According to John, Magdalene stated that Jesus could have been stolen and she believed that he was. Significant. She testifies that it was possible. The man who speaks to her, supposedly Jesus, makes no effort to contradict her at all so he agreed that Jesus was stolen too. She would not have been asking the gardener what the mysterious “they” had done with Jesus had it been impossible for him to have been stolen say if there were guards there.
 
Magdalene found the tomb open. She did not see it opening. Anyway she fled according to John 20:2. Did she think she could have been accused of having done something illegal? She took it for granted that Jesus was stolen which does not necessarily mean she looked in and saw him missing. He could have been taken after she ran away.
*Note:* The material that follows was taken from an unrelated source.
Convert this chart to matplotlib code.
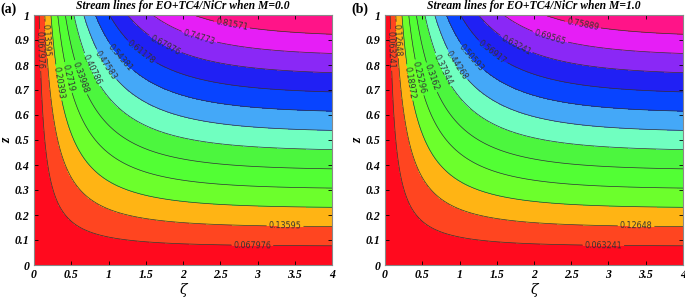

John would say if she had looked in.
 
The body thieves or the weather might have wiped away any telltale footprints or were they looked for at all?
 
Jesus could have been stolen.

FINALLY

The inability of the Bible to abide by the rule that extraordinary claims need extraordinary evidence as in hard evidence at least shows that it is no more divinely inspired than the Chambers English Dictionary. One can find plenty of statements in it to explain why Jesus disappeared. We can come up with any number of possible theories but we are not sure which one is the right one. But all that matters is that we know that whatever happened it WAS of this world.
 
Jesus could have been sneaked out of the tomb before it was closed after witnesses seen him placed in it. The tomb could have been opened before the guards came. The stone could have moved by itself enabling somebody to take the body. Maybe there was some other way somebody could have got in.

The bottom line is that nobody saw the tomb being opened. And the tomb was left unattended according to the gospels. It was unattended after it was found open. The Christian faith is based on lies and guesses.